The document I hoped to see is a 1904 letter from President Roosevelt, which had been donated to the British Museum in memory of my ancestor in the 1930s. The story behind this is really intriguing, but I’ll save that for another post. Because this post is all about ACCESS. (And because I want to entice you back to my blog soon …)
We arrived at the library at around 11.15 am on a Monday and went straight to the main library visitor reception desk to find out how I, a commoner, could view a document in the collection. To start, I needed to register as a reader. And all I would need to register were a couple of forms of ID – which could include my driver’s license and a credit card. “Shall we do this?” I asked my friend. He claimed to be genuinely interested to go behind the scenes, and I was happy to take his word for it, so we headed upstairs to register. There were a few people ahead of me in the queue to the registration front desk. The man on the front desk checked I had ID, asked about the nature of my enquiry, and then pointed me to a computer where I could start my registration. After filling in a few fields I received a number and was advised to take a seat. About 10 mins later my number was called. I showed my ID, briefly explained my area of research, and had a photo taken. Within a couple of minutes I had my reader card! Next, she told me, I should go to the Rare Books & Music room. My quest had begun!
The security person in the entrance of the Rare Books room gave me rather dour instructions to rid myself of my coat and bag – and my friend – before entering.
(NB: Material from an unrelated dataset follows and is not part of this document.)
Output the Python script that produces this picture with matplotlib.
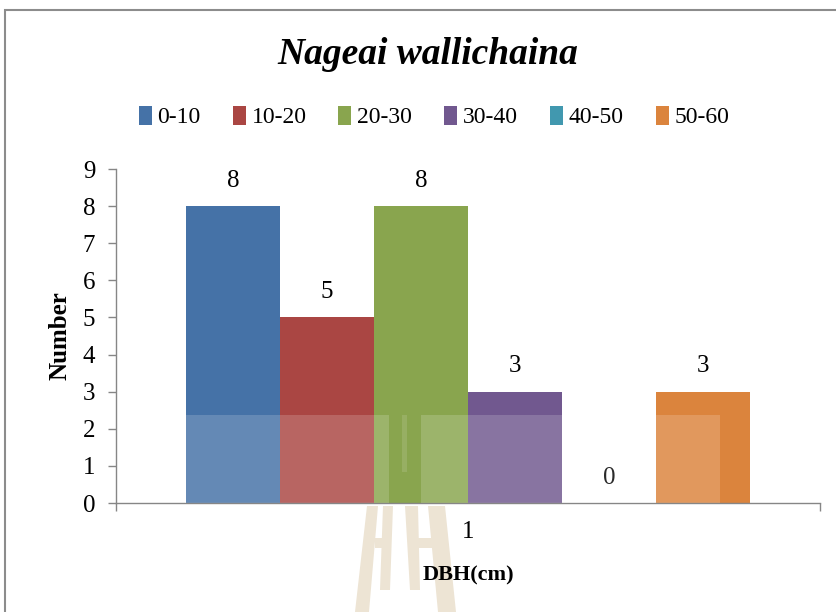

I was grateful to my friend for immediately leaving with my stuff, allowing me to enter the inner sanctum. Thankfully, every other staff member I encountered couldn’t have been more helpful and unstuffy. A librarian in the Rare Books room walked me through creating an online account and submitting a request for my document. I had been told earlier that the document could take anything from 1-48 hours to be delivered, depending on its location. But I was in luck! It would be ready for me in the Manuscripts Reading Room in about 70 minutes.
This was a perfect time to go to the exhibition – which was excellent. And then we grabbed some lunch (amazing Earl Grey cake surrounded by shelves of books = heaven!).
Finally, I was ready to go to the Manuscripts Room. My letter was waiting for me, within a large book of assorted letters from different eras. I wasn’t permitted to photograph it, and I didn’t have a notepad, but I did have a pencil and my exhibition programme – good enough for a quick transcription. It was pretty thrilling to touch a letter hand-signed by President Roosevelt. But what I was really hoping for was any documentation that came with it. Sadly, the letter had no provenance materials, but I spoke to a librarian and he said I should email the archivist. So that’s what I have done (to be continued …)
It was really inspiring to discover that this incredible and hallowed institution is so welcoming and that the items it holds aren’t kept hidden away, but are made available quickly and easily to regular people like me. And you!